Work to do: Output exactly the lines from the line containing "Write the matplotlib code for this chart." through the line containing "from matplotlib.patches import Rectangle", inclusive, and omit any pictures.

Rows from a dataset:
#####
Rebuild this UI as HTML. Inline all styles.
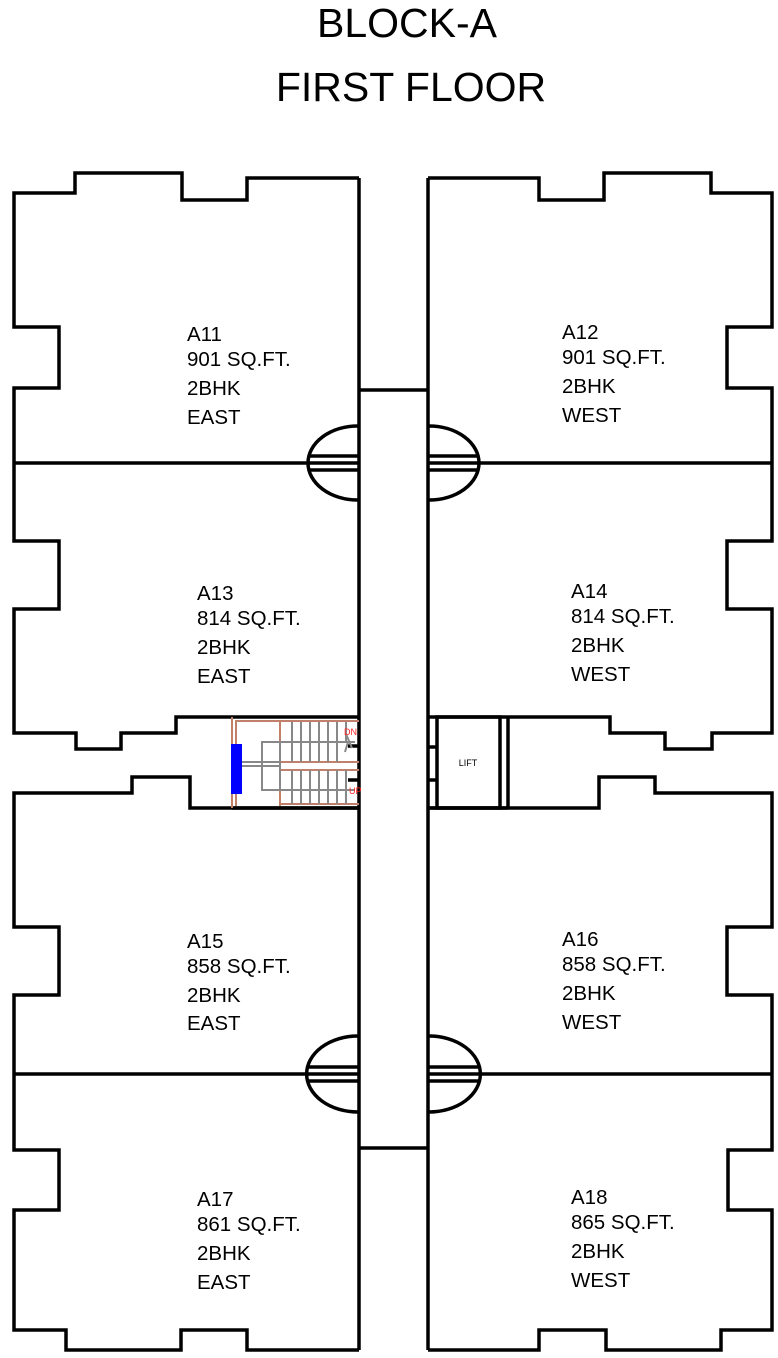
<!DOCTYPE html>
<html><head><meta charset="utf-8"><style>
html,body{margin:0;padding:0;background:#fff}
svg{display:block}
text{font-family:"Liberation Sans",Arial,sans-serif}
</style></head><body>
<svg width="778" height="1358" viewBox="0 0 778 1358" xmlns="http://www.w3.org/2000/svg">
<text x="407" y="37" font-size="41" text-anchor="middle">BLOCK-A</text>
<text x="411" y="101" font-size="41" text-anchor="middle">FIRST FLOOR</text>
<g fill="none" stroke="#000" stroke-width="3.5">
<path d="M359,178 L247,178 L247,200 L182,200 L182,173 L75,173 L75,193 L14,193 L14,327 L59,327 L59,388 L14,388 L14,541 L59,541 L59,609 L14,609 L14,733 L76,733 L76,749 L121,749 L121,733 L176,733 L176,717 L359,717"/>
<line x1="14" y1="463" x2="359" y2="463"/>
<path d="M428,178 L539,178 L539,200 L604,200 L604,173 L711,173 L711,193 L772,193 L772,327 L727,327 L727,388 L772,388 L772,541 L727,541 L727,609 L772,609 L772,733 L712,733 L712,749 L665,749 L665,733 L610,733 L610,717 L428,717"/>
<line x1="428" y1="463" x2="772" y2="463"/>
<path d="M359,808 L190,808 L190,777 L132,777 L132,793 L14,793 L14,927 L59,927 L59,995 L14,995 L14,1150 L59,1150 L59,1210 L14,1210 L14,1330 L66,1330 L66,1350 L181,1350 L181,1330 L247,1330 L247,1350 L359,1350"/>
<line x1="14" y1="1074" x2="359" y2="1074"/>
<path d="M428,808 L599,808 L599,777 L655,777 L655,793 L772,793 L772,927 L727,927 L727,995 L772,995 L772,1150 L728,1150 L728,1210 L772,1210 L772,1330 L721,1330 L721,1350 L606,1350 L606,1330 L539,1330 L539,1350 L428,1350"/>
<line x1="428" y1="1074" x2="772" y2="1074"/>
<line x1="359" y1="178" x2="359" y2="1350"/>
<line x1="428" y1="178" x2="428" y2="1350"/>
<line x1="359" y1="390" x2="428" y2="390"/>
<line x1="359" y1="1148" x2="428" y2="1148"/>
<path d="M358,426 A50,37 0 0 0 358,500"/>
<path d="M429,426 A50,37 0 0 1 429,500"/>
<path d="M358,1036 A50,37 0 0 0 358,1112"/>
<path d="M429,1036 A50,37 0 0 1 429,1112"/>
<path d="M309,456 H359 M309,470 H359 M428,456 H478 M428,470 H478"/>
<path d="M309,1067 H359 M309,1081 H359 M428,1067 H478 M428,1081 H478"/>
<line x1="232" y1="808" x2="359" y2="808"/>
<rect x="437" y="717" width="63" height="91"/>
<line x1="508" y1="717" x2="508" y2="808"/>
<line x1="428" y1="808" x2="508" y2="808"/>
<path d="M428,747 H437 M428,780 H437"/>
<path d="M348,746 H359 M348,780 H359"/>
</g>
<g stroke="#c0806a" stroke-width="2" fill="none">
<line x1="232" y1="717" x2="232" y2="808"/>
<line x1="236" y1="720" x2="236" y2="806"/>
<line x1="236" y1="721" x2="359" y2="721"/>
<line x1="280" y1="721" x2="280" y2="806"/>
<line x1="280" y1="762" x2="359" y2="762"/>
<line x1="280" y1="770" x2="359" y2="770"/>
<line x1="280" y1="804" x2="359" y2="804"/>
</g>
<g stroke="#888" stroke-width="2" fill="none">
<rect x="262" y="742" width="18" height="48"/>
<path d="M242,762 H280 M242,766 H280"/>
<path d="M280,742 H355 M280,790 H355"/>
<path d="M292,722 V762 M301,722 V762 M310,722 V762 M319,722 V762 M328,722 V762 M337,722 V762 M346,722 V742 M292,770 V804 M301,770 V804 M310,770 V804 M319,770 V804 M328,770 V804 M337,770 V804 M346,770 V804"/>
<path d="M346,734 L352,748 M348,742 L345,752"/>
</g>
<rect x="231" y="744" width="11" height="50" fill="#0000ff"/>
<text x="344" y="735" font-size="9" fill="#ff2020">DN</text>
<text x="349" y="794" font-size="9" fill="#ff2020">UP</text>
<text x="468" y="766" font-size="9" text-anchor="middle">LIFT</text>
<g font-size="20.5">
<text x="187" y="341">A11</text><text x="187" y="366">901 SQ.FT.</text><text x="187" y="395">2BHK</text><text x="187" y="424">EAST</text>
<text x="562" y="339">A12</text><text x="562" y="364">901 SQ.FT.</text><text x="562" y="393">2BHK</text><text x="562" y="422">WEST</text>
<text x="197" y="600">A13</text><text x="197" y="625">814 SQ.FT.</text><text x="197" y="654">2BHK</text><text x="197" y="683">EAST</text>
<text x="571" y="598">A14</text><text x="571" y="623">814 SQ.FT.</text><text x="571" y="652">2BHK</text><text x="571" y="681">WEST</text>
<text x="187" y="948">A15</text><text x="187" y="973">858 SQ.FT.</text><text x="187" y="1002">2BHK</text><text x="187" y="1030">EAST</text>
<text x="562" y="946">A16</text><text x="562" y="971">858 SQ.FT.</text><text x="562" y="1000">2BHK</text><text x="562" y="1029">WEST</text>
<text x="197" y="1206">A17</text><text x="197" y="1231">861 SQ.FT.</text><text x="197" y="1260">2BHK</text><text x="197" y="1289">EAST</text>
<text x="571" y="1204">A18</text><text x="571" y="1229">865 SQ.FT.</text><text x="571" y="1258">2BHK</text><text x="571" y="1287">WEST</text>
</g>
</svg>
</body></html>
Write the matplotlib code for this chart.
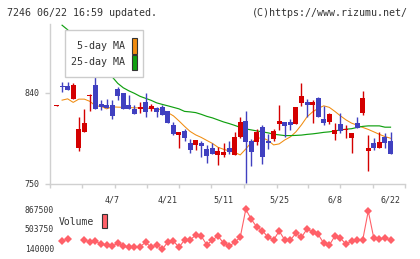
import numpy as np
import matplotlib
matplotlib.use("Agg")
import matplotlib.pyplot as plt
from matplotlib.patches import Rectangle

# ── datos (61 sesiones, 3/24 .. 6/22) ────────────────────────────
opens = [827.5, 847.2, 847.2, 834.4, 785.3, 801.2, 837.0, 847.9, 828.8, 828.4,
         827.9, 844.0, 840.0, 828.2, 824.5, 823.9, 830.8, 824.5, 825.2, 826.2,
         822.2, 808.4, 798.8, 802.4, 790.9, 788.3, 790.6, 784.6, 785.6, 779.0,
         779.0, 785.6, 779.0, 796.2, 812.3, 792.5, 791.6, 806.4, 792.5, 794.8,
         809.7, 811.3, 811.3, 809.7, 829.6, 831.1, 828.5, 835.0, 814.3, 811.6,
         799.8, 809.4, 803.1, 795.5, 810.6, 820.5, 783.0, 790.6, 786.0, 796.5,
         792.5]
highs = [828.5, 850.9, 850.6, 850.2, 816.0, 824.5, 839.0, 855.6, 833.4, 833.8,
         832.8, 845.3, 840.0, 837.4, 828.0, 830.8, 839.7, 828.8, 826.5, 828.0,
         822.2, 811.3, 801.7, 804.1, 794.2, 793.5, 792.8, 788.3, 790.6, 786.3,
         790.9, 792.5, 801.4, 816.3, 822.2, 794.5, 804.7, 808.4, 799.5, 804.4,
         828.2, 811.3, 814.6, 826.2, 850.1, 834.1, 833.1, 836.0, 827.5, 820.3,
         810.4, 820.5, 808.4, 800.4, 816.3, 842.0, 798.8, 795.2, 801.4, 800.4,
         801.4]
lows = [827.5, 841.3, 843.3, 834.4, 782.7, 801.2, 822.5, 824.5, 823.5, 825.5,
        814.6, 832.8, 824.5, 824.5, 819.0, 820.5, 816.0, 821.9, 816.6, 818.0,
        810.6, 798.2, 785.9, 792.3, 781.0, 783.7, 777.0, 771.0, 780.0, 769.1,
        777.0, 779.7, 779.0, 795.2, 750.7, 767.8, 788.3, 769.5, 784.6, 792.8,
        803.4, 796.2, 803.4, 809.7, 827.1, 816.6, 810.4, 816.6, 808.1, 809.7,
        793.8, 800.4, 795.5, 781.0, 805.7, 818.6, 763.2, 784.0, 786.0, 786.0,
        780.0]
closes = [828.5, 845.4, 843.3, 847.9, 804.1, 810.4, 838.0, 824.5, 826.4, 825.5,
          817.0, 836.7, 824.5, 824.5, 819.0, 825.9, 820.9, 827.1, 820.9, 818.0,
          810.6, 799.8, 801.7, 795.8, 783.7, 793.5, 787.6, 777.7, 780.0, 783.0,
          782.0, 781.7, 796.5, 811.3, 791.6, 781.7, 801.7, 777.0, 790.3, 802.4,
          812.3, 807.7, 808.7, 826.2, 837.1, 828.5, 831.1, 816.6, 810.6, 819.3,
          803.4, 802.4, 804.7, 800.4, 805.7, 835.0, 785.6, 786.0, 791.6, 790.9,
          780.0]

ma5 = [np.nan, 832.8, 834.1, 830.6, 833.8, 833.8, 831.6, 827.2, 826.7, 824.2,
       826.2, 825.9, 825.7, 825.5, 825.2, 825.2, 824.9, 824.7, 824.2, 823.2,
       820.5, 817.3, 812.3, 806.9, 801.9, 798.5, 796.0, 793.0, 790.1, 786.3,
       784.3, 782.7, 781.2, 778.7, 784.6, 791.1, 795.0, 795.8, 793.0, 788.6,
       789.6, 793.5, 796.5, 801.5, 808.4, 816.3, 821.2, 824.7, 827.2, 825.7,
       821.7, 817.3, 813.3, 810.1, 808.1, 805.9, 803.9, 801.5, 799.0, 796.8,
       795.2]
ma25 = [np.nan, 906.8, 902.3, 896.4, 890.5, 884.5, 878.6, 872.7, 866.7, 860.8,
        855.8, 849.4, 845.0, 842.0, 839.5, 836.6, 834.6, 832.6, 830.1, 828.6,
        827.2, 825.7, 824.2, 821.7, 821.2, 820.5, 818.8, 816.8, 815.3, 813.3,
        811.3, 809.7, 807.9, 805.9, 804.4, 803.4, 802.4, 801.5, 800.5, 799.2,
        798.5, 797.8, 797.8, 798.0, 798.3, 799.0, 799.5, 800.2, 801.0, 801.5,
        802.4, 803.4, 804.1, 804.6, 805.9, 806.9, 807.4, 807.4, 807.4, 806.1,
        806.1]

volume = [np.nan, 282000, 319000, np.nan, np.nan, 300000, 264000, 282000, 221000, 208000,
          190000, 240000, 184000, 166000, 171000, 177000, 258000, 166000, 208000, 130000,
          264000, 282000, 166000, 300000, 300000, 393000, 374000, 208000, 300000, 374000,
          245000, 184000, 258000, 350000, 867000, 683000, 535000, 472000, 350000, 300000,
          467000, 300000, 300000, 424000, 350000, 504000, 448000, 405000, 240000, 203000,
          374000, 338000, 221000, 282000, 300000, 300000, 836000, 332000, 319000, 332000,
          300000]

date_pos = [10, 20, 30, 40, 50, 60]
date_labels = ["4/7", "4/21", "5/11", "5/25", "6/8", "6/22"]
price_ticks = [750, 840]
vol_ticks = [140000, 503750, 867500]

# ── estilo ───────────────────────────────────────────────────────
MONO = "DejaVu Sans Mono"
TXT = "#333333"
RED = "#d40000"
BLUE = "#4040c0"
ORANGE = "#f08c10"
GREEN = "#10a010"
VOLC = "#ff6068"
AXC = "#d0d0d0"

fig = plt.figure(figsize=(4.2, 2.59), dpi=100)
ax = fig.add_axes([50 / 420, 1 - 184 / 259, 355 / 420, 160 / 259])
axv = fig.add_axes([50 / 420, 1 - 248.7 / 259, 355 / 420, 39.4 / 259])

x = np.arange(len(closes))
o = np.array(opens)
c = np.array(closes)
up = c > o
colors = np.where(up, RED, BLUE)

# velas
ax.vlines(x, lows, highs, colors=colors, linewidth=1.0, zorder=3)
body_lo = np.minimum(o, c)
body_h = np.maximum(np.abs(c - o), 1.0)
ax.bar(x, body_h, bottom=body_lo, width=0.9, color=colors, linewidth=0, zorder=4)

# medias móviles
ax.plot(x, ma5, color=ORANGE, linewidth=0.75, zorder=2)
ax.plot(x, ma25, color=GREEN, linewidth=0.85, zorder=2)

ax.set_xlim(-1.17, 62.6)
ax.set_ylim(750, 908)
for s in ["top", "right"]:
    ax.spines[s].set_visible(False)
for s in ["left", "bottom"]:
    ax.spines[s].set_color(AXC)
    ax.spines[s].set_linewidth(1.0)

ax.set_yticks(price_ticks)
ax.set_yticklabels([str(t) for t in price_ticks], fontsize=6, family=MONO, color=TXT)
ax.tick_params(axis="y", length=3.6, width=1, color=AXC, pad=4)

ax.set_xticks(date_pos)
ax.set_xticklabels(date_labels, fontsize=6, family=MONO, color=TXT)
ax.tick_params(axis="x", which="major", length=0, pad=8)
ax.set_xticks([-1.17, 4.58, 10.51, 16.26, 22.0, 27.75, 33.68, 39.61,
               45.18, 50.93, 56.86, 62.6], minor=True)
ax.tick_params(axis="x", which="minor", length=3, width=1, color=AXC)

# leyenda MA
fig.patches.append(Rectangle((65 / 420, 1 - 77 / 259), 78 / 420, 47 / 259,
                             transform=fig.transFigure, facecolor="white",
                             edgecolor="#cccccc", linewidth=1.0, zorder=10))
fig.text(125 / 420, 1 - 46 / 259, "5-day MA", ha="right", va="center",
         fontsize=7.2, family=MONO, color=TXT, zorder=11)
fig.text(125 / 420, 1 - 62 / 259, "25-day MA", ha="right", va="center",
         fontsize=7.2, family=MONO, color=TXT, zorder=11)
fig.patches.append(Rectangle((131.5 / 420, 1 - 53.5 / 259), 5.5 / 420, 16 / 259,
                             transform=fig.transFigure, facecolor=ORANGE,
                             edgecolor="#333333", linewidth=0.8, zorder=11))
fig.patches.append(Rectangle((131.5 / 420, 1 - 69.5 / 259), 5.5 / 420, 15 / 259,
                             transform=fig.transFigure, facecolor=GREEN,
                             edgecolor="#333333", linewidth=0.8, zorder=11))

# volumen
axv.plot(x, volume, color=VOLC, linewidth=0.8, marker="D", markersize=4.0,
         markeredgewidth=0, clip_on=False)
axv.set_xlim(-1.17, 62.6)
axv.set_ylim(140000, 867500)
for s in axv.spines.values():
    s.set_visible(False)
axv.set_xticks([])
axv.set_yticks(vol_ticks)
axv.set_yticklabels([str(t) for t in vol_ticks], fontsize=5.8, family=MONO, color=TXT)
axv.tick_params(axis="y", length=0, pad=-3)
axv.patch.set_alpha(0)

fig.text(59 / 420, 1 - 222 / 259, "Volume", ha="left", va="center",
         fontsize=7, family=MONO, color=TXT)
fig.patches.append(Rectangle((101.5 / 420, 1 - 228 / 259), 6 / 420, 14.5 / 259,
                             transform=fig.transFigure, facecolor=VOLC,
                             edgecolor="#333333", linewidth=0.8))

# cabecera
fig.text(7 / 420, 1 - 13 / 259, "7246 06/22 16:59 updated.", ha="left",
         va="center", fontsize=7.2, family=MONO, color=TXT)
fig.text(408 / 420, 1 - 13 / 259, "(C)https://www.rizumu.net/", ha="right",
         va="center", fontsize=7.2, family=MONO, color=TXT)

fig.savefig("out.png", dpi=100)
plt.close(fig)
#####
Answer for this exercise:
Write the matplotlib code for this chart.
import numpy as np
import matplotlib
matplotlib.use("Agg")
import matplotlib.pyplot as plt
from matplotlib.patches import Rectangle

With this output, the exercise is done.